When are payouts processed?

Payouts are calculated monthly at the end of each billing period. Payout release occurs after a dispute and hold window. You can check payout status via GET /v1/provider/payouts, which shows pending, approved, paid, held, or reversed states for each settlement period.

Can I set my own pricing?

Providers choose a monetization mode (open, premium, or outcome_share) and a pricing model (fixed, time_decay, or demand_curve). The default pricing model is demand_curve, which adapts to observed demand. Fully custom seller pricing is not in scope for v1, but fixed mode allows stable per-event pricing that you control.

API Keys & Access Control

How many API keys can I create?

There is no hard limit on the number of API keys per tenant in v1. Each key is independently revocable and can have different scopes and dataset restrictions. Use GET /v1/api-keys to list all keys for your tenant.

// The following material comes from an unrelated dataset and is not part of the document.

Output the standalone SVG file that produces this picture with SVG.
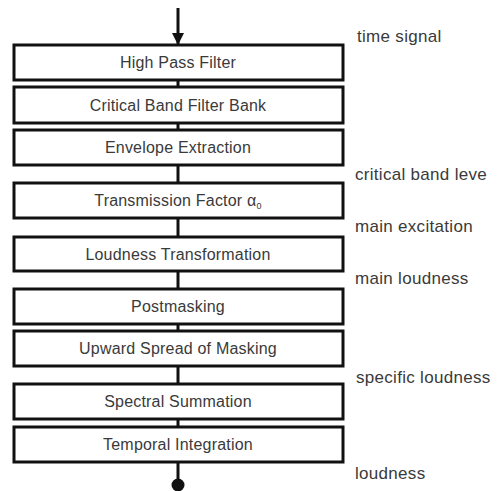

What scopes should I assign to my key?

Assign the minimum scopes your integration requires. Common patterns: search:query for search-only agents, datasets:read plus search:query for catalog browsing and search, objects:write plus datasets:write for upload automation. Available scopes are datasets:read, datasets:write, objects:write, search:query, usage:read, keys:write, billing:read, and admin:*.

What is the difference between all_available and allow_list access modes?

all_available (the default) grants the API key access to every dataset currently available to the tenant. allow_list restricts the key to only the specific datasets listed in dataset_ids. Key-level restrictions can only narrow tenant-level access, never expand it.

Can I restrict an API key to specific datasets?

Yes. Set dataset_access_mode to allow_list and provide the desired dataset_ids array when creating or updating the key via POST /v1/api-keys or PATCH /v1/api-keys/{api_key_id}. The key will only be able to search and access those specific datasets.

How do I revoke an API key?

Send a DELETE /v1/api-keys/{api_key_id} request. Revocation is immediate and independent of user accounts. Any in-flight requests using the revoked key will fail with 401 unauthorized. Key revocation is recorded as an audit event.